Friday, March 11, 2016

Movie Review: Freaky Friday (TV version)

Freaky Friday

Rating: PG

Recommended for: Ages 10 and up

 A few days before her mother's wedding, Anna and her mother switch bodies after being given a fortune cookie with a strange prophecy on it at a Chinese restaurant. They must then figure out how to fix the problem before it is too late.

 Several days ago, we just randomly turned on this movie when flipping through the TV guide. My sister had read this book when this movie was coming out, so it caught her attention. I do have a feeling that this movie is nothing like the book, especially from some of the things we learned from looking up the book summary.

Technical: 5/5

 This movie was really well done and I thought that the acting was great. The two main actors had to do two different characters, a brat and a mom, but they both pulled it off convincingly making an amusing movie. The story flowed well and it was pretty easy to follow what exactly was going on. 

Setting: 5/5

 There is nothing really special about the setting. It was just a normal home and a school. There was also the building where the wedding rehearsal dinner was held and a place where a band contest was going on. Everything fit the story very well.

Plot: 4/5

 The story is about Anna, who is a brat. She changes bodies with her mother after getting a weird fortune cookie (from what we can tell, this is not in the book). The story follows how she and her mother get through the day after they have decided to take the others' place. The mother does do something that is wrong and very mean to another student's test. I can't think of any plot holes and it is a satisfying ending. It is not entirely explained why they switched but it makes for an amusing story.

Characters: 5/5

 As in all Disney movies, the characters are well developed.

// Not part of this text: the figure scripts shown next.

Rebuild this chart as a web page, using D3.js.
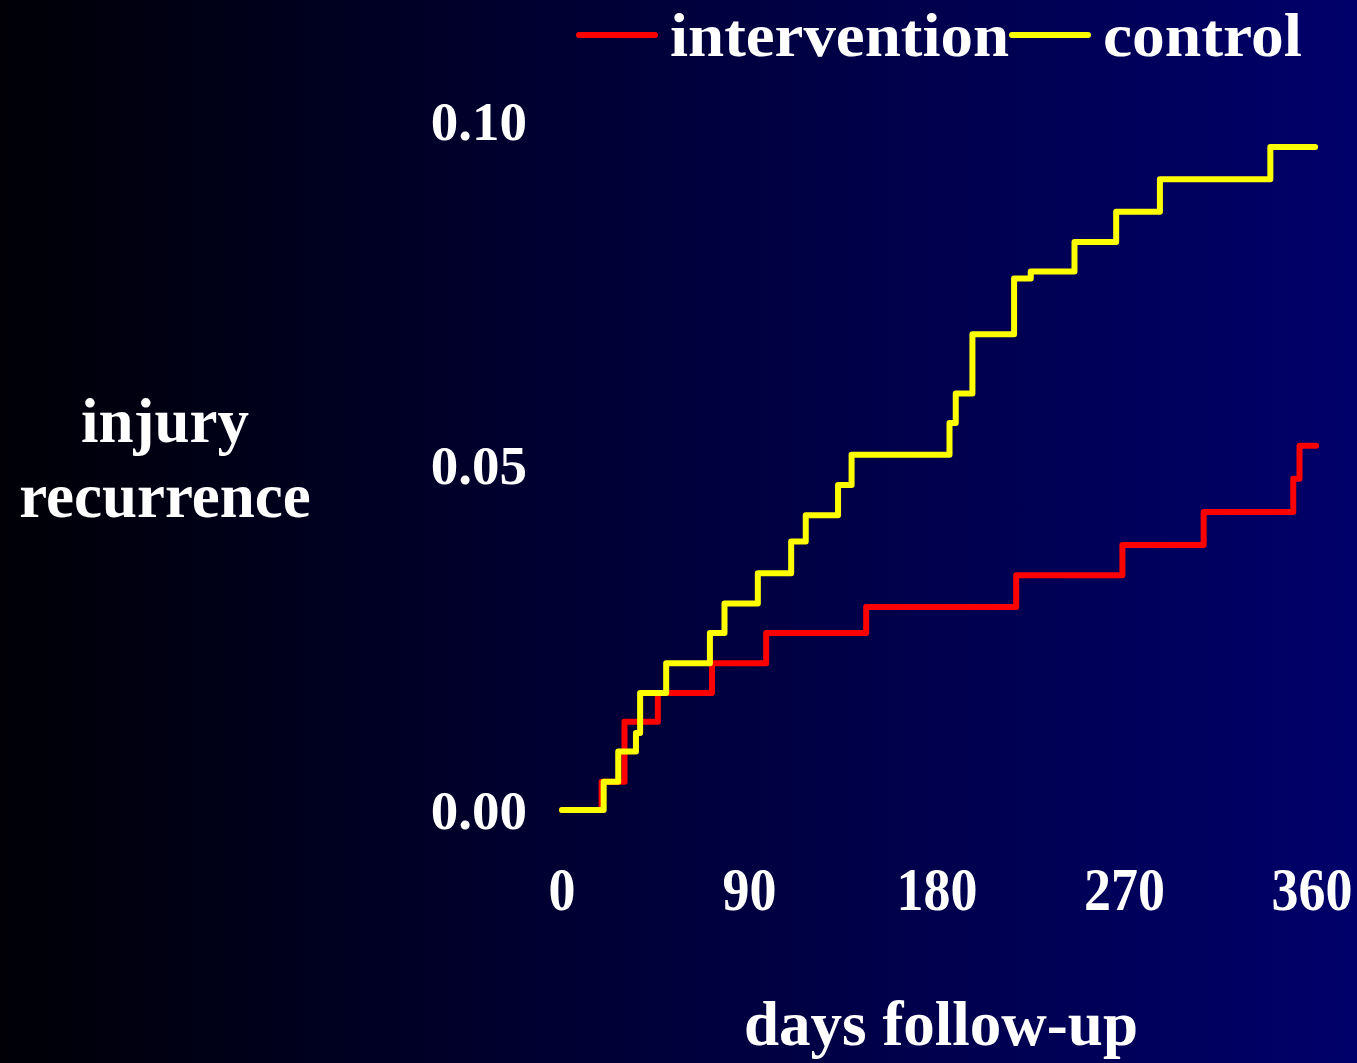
<!DOCTYPE html>
<html>
<head>
<meta charset="utf-8">
<script src="https://cdn.jsdelivr.net/npm/d3@7"></script>
<style>
  html, body { margin: 0; padding: 0; background: #000; }
  svg { display: block; }
</style>
</head>
<body>
<div id="vis-container"></div>
<script>
// data (cumulative injury recurrence, step curves)
var interventionDays = [0, 19, 30, 46, 72, 98, 146, 218, 269, 308, 351, 354, 362];
var interventionRisk = [0, 0.0041, 0.0128, 0.0170, 0.0213, 0.0257, 0.0295, 0.0341, 0.0385, 0.0433, 0.0481, 0.0529, 0.0529];

var controlDays = [0, 20, 27, 35.5, 37.5, 50, 71, 78, 94, 110, 117, 132.5, 139, 186, 189, 197, 217, 225, 246, 266, 287, 340, 361.5];
var controlRisk = [0, 0.0041, 0.0085, 0.0112, 0.0170, 0.0213, 0.0257, 0.0300, 0.0344, 0.0390, 0.0428, 0.0472, 0.0516,
                   0.0562, 0.0605, 0.0691, 0.0772, 0.0782, 0.0825, 0.0869, 0.0916, 0.0963, 0.0963];

var xTicks = [0, 90, 180, 270, 360];
var yTicks = [0, 0.05, 0.10];
var seriesNames = ["intervention", "control"];
var seriesColors = ["#ff0000", "#ffff00"];

var width = 1357;
var height = 1063;
var font = "'Liberation Serif', 'Times New Roman', serif";

var svg = d3.select("#vis-container")
	.append("svg")
	.attr("width", width)
	.attr("height", height);

// background: black on the left fading into dark navy on the right
var grad = svg.append("defs").append("linearGradient")
	.attr("id", "bg")
	.attr("x1", "0%").attr("y1", "0%")
	.attr("x2", "100%").attr("y2", "0%");
grad.append("stop").attr("offset", "0%").attr("stop-color", "#000006");
grad.append("stop").attr("offset", "50%").attr("stop-color", "#00003c");
grad.append("stop").attr("offset", "100%").attr("stop-color", "#00006a");

svg.append("rect")
	.attr("width", width)
	.attr("height", height)
	.attr("fill", "url(#bg)");

var x = d3.scaleLinear().domain([0, 360]).range([562, 1312]);
var y = d3.scaleLinear().domain([0, 0.10]).range([810, 121.5]);

// y tick labels (no axis line)
svg.selectAll(".ytick")
	.data(yTicks)
	.enter().append("text")
	.attr("class", "ytick")
	.attr("x", 527)
	.attr("y", function (d) { return y(d) + 18.5; })
	.attr("text-anchor", "end")
	.attr("font-family", font)
	.attr("font-weight", "bold")
	.attr("font-size", 55)
	.attr("fill", "#fff")
	.text(function (d) { return d3.format(".2f")(d); });

// x tick labels, a bit narrow in the original
svg.selectAll(".xtick")
	.data(xTicks)
	.enter().append("text")
	.attr("class", "xtick")
	.attr("transform", function (d) { return "translate(" + x(d) + ",910) scale(0.87,1)"; })
	.attr("text-anchor", "middle")
	.attr("font-family", font)
	.attr("font-weight", "bold")
	.attr("font-size", 62)
	.attr("fill", "#fff")
	.text(function (d) { return d; });

// axis titles
var ytitle = svg.append("text")
	.attr("text-anchor", "middle")
	.attr("font-family", font)
	.attr("font-weight", "bold")
	.attr("font-size", 63)
	.attr("fill", "#fff");
ytitle.append("tspan").attr("x", 165).attr("y", 442).text("injury");
ytitle.append("tspan").attr("x", 165).attr("y", 517).text("recurrence");

svg.append("text")
	.attr("x", 941)
	.attr("y", 1045)
	.attr("text-anchor", "middle")
	.attr("font-family", font)
	.attr("font-weight", "bold")
	.attr("font-size", 63)
	.attr("fill", "#fff")
	.text("days follow-up");

// step curves
var line = d3.line()
	.curve(d3.curveStepAfter)
	.x(function (d) { return x(d[0]); })
	.y(function (d) { return y(d[1]); });

var series = [
	d3.zip(interventionDays, interventionRisk),
	d3.zip(controlDays, controlRisk)
];

for (var i = 0; i < series.length; ++i) {
	svg.append("path")
		.attr("d", line(series[i]))
		.attr("fill", "none")
		.attr("stroke", seriesColors[i])
		.attr("stroke-width", 6)
		.attr("stroke-linecap", "round")
		.attr("stroke-linejoin", "round");
}

// legend at the top, text stretched slightly to the original widths
var legendX = [579, 1012];
var legendTextW = [339, 199];
for (var j = 0; j < seriesNames.length; ++j) {
	svg.append("line")
		.attr("x1", legendX[j])
		.attr("x2", legendX[j] + 76)
		.attr("y1", 35)
		.attr("y2", 35)
		.attr("stroke", seriesColors[j])
		.attr("stroke-width", 6)
		.attr("stroke-linecap", "round");
	svg.append("text")
		.attr("x", legendX[j] + 91)
		.attr("y", 56)
		.attr("font-family", font)
		.attr("font-weight", "bold")
		.attr("font-size", 61)
		.attr("textLength", legendTextW[j])
		.attr("lengthAdjust", "spacingAndGlyphs")
		.attr("fill", "#fff")
		.text(seriesNames[j]);
}
</script>
</body>
</html>
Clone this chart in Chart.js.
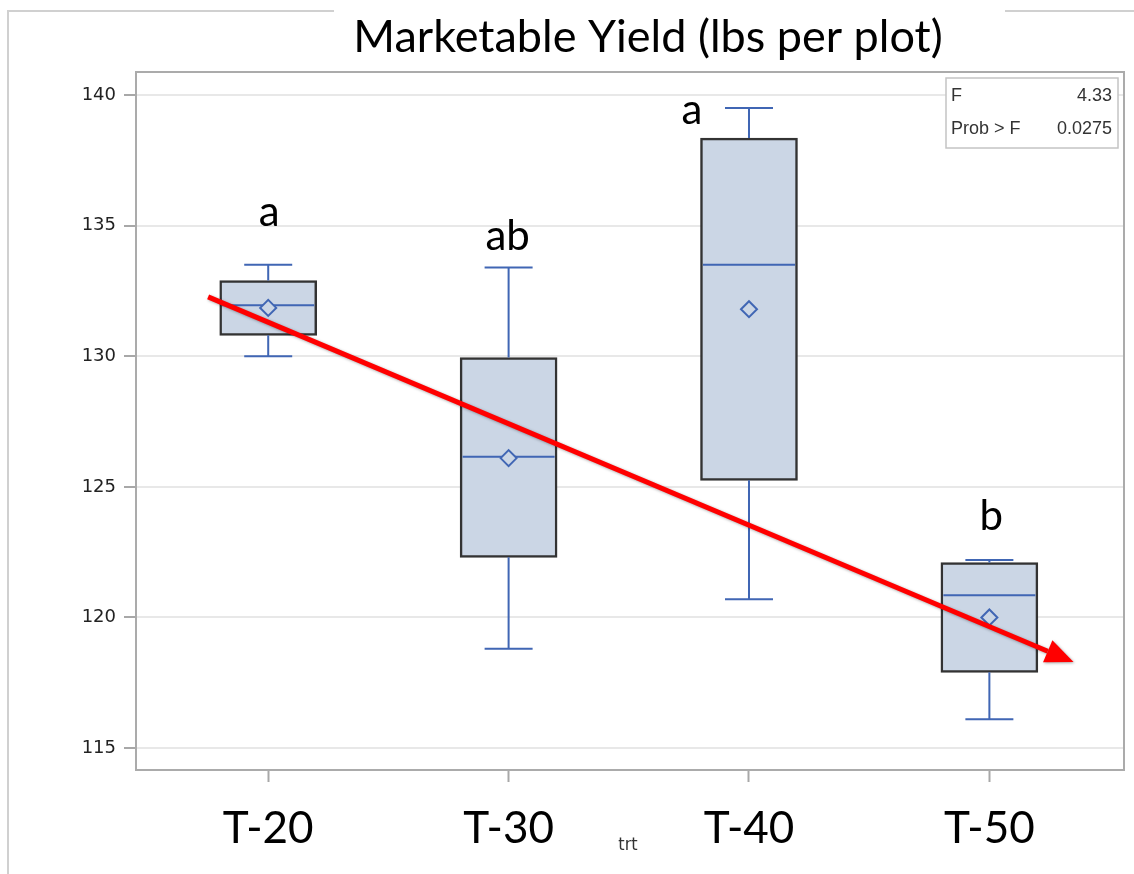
<!DOCTYPE html>
<html lang="en">
  <head>
    <meta charset="utf-8" />
    <title>Marketable Yield (lbs per plot)</title>
    <style>
      * {
        margin: 0;
        padding: 0;
      }
      body {
        background: white;
      }
      .chartBox {
        width: 1134px;
        height: 874px;
      }
    </style>
  </head>
  <body>
    <div class="chartBox">
      <canvas id="myChart" width="1134" height="874"></canvas>
    </div>

    <script src="https://cdn.jsdelivr.net/npm/chart.js@4"></script>

    <script>
      // data block
      const categories = ["T-20", "T-30", "T-40", "T-50"];
      const whiskerLow = [130.0, 118.8, 120.7, 116.1];
      const q1 = [130.8, 122.3, 125.25, 117.9];
      const median = [131.95, 126.15, 133.5, 120.85];
      const q3 = [132.9, 129.95, 138.35, 122.1];
      const whiskerHigh = [133.5, 133.4, 139.5, 122.2];
      const means = [131.85, 126.1, 131.8, 120.0];
      const groupLetters = ["a", "ab", "a", "b"];
      const yTicks = [115, 120, 125, 130, 135, 140];
      // hand drawn trend arrow, in axis units
      const trendX = [-0.25, 3.35];
      const trendY = [132.27, 118.29];
      const anovaF = "4.33";
      const anovaP = "0.0275";

      const boxBlue = "#4066b4";
      const boxFill = "#cbd6e5";

      // whiskers + medians, drawn right after the boxes
      const boxWhiskers = {
        id: "boxWhiskers",
        afterDatasetDraw(chart, args) {
          if (args.index !== 0) return;
          const {
            ctx,
            scales: { x, y },
          } = chart;
          ctx.save();
          ctx.strokeStyle = boxBlue;
          ctx.lineWidth = 2;
          categories.forEach((c, i) => {
            const cx = x.getPixelForValue(i);
            const yLo = y.getPixelForValue(whiskerLow[i]);
            const yHi = y.getPixelForValue(whiskerHigh[i]);
            const yQ1 = y.getPixelForValue(q1[i]);
            const yQ3 = y.getPixelForValue(q3[i]);
            const yMed = y.getPixelForValue(median[i]);
            ctx.beginPath();
            ctx.moveTo(cx, yQ3);
            ctx.lineTo(cx, yHi);
            ctx.moveTo(cx - 24, yHi);
            ctx.lineTo(cx + 24, yHi);
            ctx.moveTo(cx, yQ1);
            ctx.lineTo(cx, yLo);
            ctx.moveTo(cx - 24, yLo);
            ctx.lineTo(cx + 24, yLo);
            ctx.moveTo(cx - 46, yMed);
            ctx.lineTo(cx + 46, yMed);
            ctx.stroke();
          });
          ctx.restore();
        },
      };

      // letters, trend arrow, anova inset
      const overlays = {
        id: "overlays",
        afterDatasetsDraw(chart, args, opts) {
          const {
            ctx,
            chartArea: { top, bottom, left, right },
            scales: { x, y },
          } = chart;
          ctx.save();

          // frame top + right
          ctx.strokeStyle = "#ababab";
          ctx.lineWidth = 2;
          ctx.beginPath();
          ctx.moveTo(left, top);
          ctx.lineTo(right, top);
          ctx.lineTo(right, bottom);
          ctx.stroke();

          // group letters
          ctx.fillStyle = "#000";
          ctx.font = "42px Lato";
          ctx.textAlign = "center";
          ctx.textBaseline = "alphabetic";
          groupLetters.forEach((t, i) => {
            const off = opts.letterOffsets[i];
            ctx.fillText(
              t,
              x.getPixelForValue(i) + off[0],
              y.getPixelForValue(whiskerHigh[i]) + off[1]
            );
          });

          // red arrow
          const x1 = x.getPixelForValue(trendX[0]);
          const y1 = y.getPixelForValue(trendY[0]);
          const x2 = x.getPixelForValue(trendX[1]);
          const y2 = y.getPixelForValue(trendY[1]);
          const ang = Math.atan2(y2 - y1, x2 - x1);
          const headLen = 28;
          const headW = 12;
          const bx = x2 - headLen * Math.cos(ang);
          const by = y2 - headLen * Math.sin(ang);
          ctx.shadowColor = "rgba(0,0,0,0.35)";
          ctx.shadowBlur = 3;
          ctx.shadowOffsetX = 1;
          ctx.shadowOffsetY = 1;
          ctx.strokeStyle = "#ff0000";
          ctx.fillStyle = "#ff0000";
          ctx.lineWidth = 5;
          ctx.beginPath();
          ctx.moveTo(x1, y1);
          ctx.lineTo(bx, by);
          ctx.stroke();
          ctx.beginPath();
          ctx.moveTo(x2, y2);
          ctx.lineTo(bx + headW * Math.sin(ang), by - headW * Math.cos(ang));
          ctx.lineTo(bx - headW * Math.sin(ang), by + headW * Math.cos(ang));
          ctx.closePath();
          ctx.fill();
          ctx.shadowColor = "transparent";
          ctx.shadowBlur = 0;
          ctx.shadowOffsetX = 0;
          ctx.shadowOffsetY = 0;

          // anova inset
          ctx.fillStyle = "#fff";
          ctx.fillRect(946, 78, 172, 70);
          ctx.strokeStyle = "#c4c4c4";
          ctx.lineWidth = 1.5;
          ctx.strokeRect(946, 78, 172, 70);
          ctx.fillStyle = "#333";
          ctx.font = "18px 'Liberation Sans'";
          ctx.textBaseline = "middle";
          ctx.textAlign = "left";
          ctx.fillText("F", 951, 96);
          ctx.fillText("Prob > F", 951, 129);
          ctx.textAlign = "right";
          ctx.fillText(anovaF, 1112, 96);
          ctx.fillText(anovaP, 1112, 129);

          ctx.restore();
        },
        afterDraw(chart) {
          const { ctx } = chart;
          ctx.save();
          // outer border of the sas graph
          ctx.strokeStyle = "#d0d0d0";
          ctx.lineWidth = 2;
          ctx.beginPath();
          ctx.moveTo(8, 874);
          ctx.lineTo(8, 11);
          ctx.lineTo(334, 11);
          ctx.moveTo(1005, 11);
          ctx.lineTo(1134, 11);
          ctx.stroke();

          ctx.fillStyle = "#000";
          ctx.font = "45px Lato";
          ctx.textAlign = "center";
          ctx.textBaseline = "alphabetic";
          ctx.fillText("Marketable Yield (lbs per plot)", 648, 52);

          ctx.fillStyle = "#333";
          ctx.font = "18px 'DejaVu Sans Condensed', 'Liberation Sans Narrow', sans-serif";
          ctx.fillText("trt", 628, 850);
          ctx.restore();
        },
      };

      // config block
      const config = {
        type: "bar",
        data: {
          datasets: [
            {
              type: "bar",
              data: categories.map((c, i) => ({ x: i, y: [q1[i], q3[i]] })),
              backgroundColor: boxFill,
              borderColor: "#333333",
              borderWidth: 2.5,
              borderSkipped: false,
              barThickness: 97,
              order: 2,
            },
            {
              type: "scatter",
              data: categories.map((c, i) => ({ x: i, y: means[i] })),
              pointStyle: "rectRot",
              pointRadius: 8,
              borderColor: boxBlue,
              borderWidth: 2,
              backgroundColor: boxFill,
              order: 1,
            },
          ],
        },
        options: {
          responsive: false,
          animation: false,
          layout: { padding: { top: 72, right: 4, left: 0, bottom: 0 } },
          plugins: {
            legend: { display: false },
            tooltip: { enabled: false },
            overlays: {
              letterOffsets: [
                [1, -39],
                [-1, -17],
                [-57, 16],
                [2, -30],
              ],
            },
          },
          scales: {
            x: {
              type: "linear",
              min: -0.55,
              max: 3.56,
              offset: false,
              afterBuildTicks: (scale) => {
                scale.ticks = categories.map((c, i) => ({ value: i }));
              },
              afterFit: (scale) => {
                scale.height = 104;
              },
              grid: {
                offset: false,
                drawOnChartArea: false,
                tickLength: 12,
                tickColor: "#a8a8a8",
                tickWidth: 2,
              },
              border: { color: "#ababab", width: 2 },
              ticks: {
                autoSkip: false,
                maxRotation: 0,
                padding: 20,
                color: "#000",
                font: { family: "Lato", size: 44 },
                callback: (v) => categories[v],
              },
            },
            y: {
              min: 114.16,
              max: 140.88,
              afterBuildTicks: (scale) => {
                scale.ticks = yTicks.map((v) => ({ value: v }));
              },
              afterFit: (scale) => {
                scale.width = 136;
              },
              grid: {
                color: "#e8e8e8",
                lineWidth: 2,
                tickLength: 12,
                tickColor: "#a8a8a8",
                tickWidth: 2,
              },
              border: { color: "#ababab", width: 2 },
              ticks: {
                padding: 8,
                color: "#222",
                font: { family: "DejaVu Sans", size: 18 },
              },
            },
          },
        },
        plugins: [boxWhiskers, overlays],
      };

      // init render block
      const myChart = new Chart(document.getElementById("myChart"), config);
    </script>
  </body>
</html>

Anna is a brat but throughout the story she learns to put others first, after doing things that makes her mother upset. She does follow her mother's advice about her job, which is pretty funny. Her mother is about to get married and she worries about what will happen if they don't switch back. She does struggle some at school.

 This movie, while not entirely realistic, is a funny movie to watch and I would recommend it.


  1. We have the 1976 version with John Astin (Sean Astin's dad) and Jodi Foster. I think Miranda has seen this version, but I haven't. I usually feel iffy when it comes to remakes and sequels of older movies.

    1. I'm usually iffy about remakes too (I refuse to see the remake of The Parent Trap, it's a Hayley Mills movie, not a Lindsey Lohan movie [and yes, I realize this is a review of a Lindsey Lohan remake]), but I haven't seen any other versions and it's been FOREVER since I read the book, so I really enjoyed it.

    2. Having seen both Parent Traps, I definitely prefer the Haley Mills version as well!

  2. Even though we own(ed?) this movie, I've never seen it, though it looks interesting. I HAVE seen the original version of the movie starring Jodie ... I forget her last name. But it was interesting. And there weren't any fortune cookies in that version, either.

    1. It's pretty good. I haven't seen the original. Fortune cookies seem exclusive to this version. I'd kind of like to see the original, but this is the one that was on TV.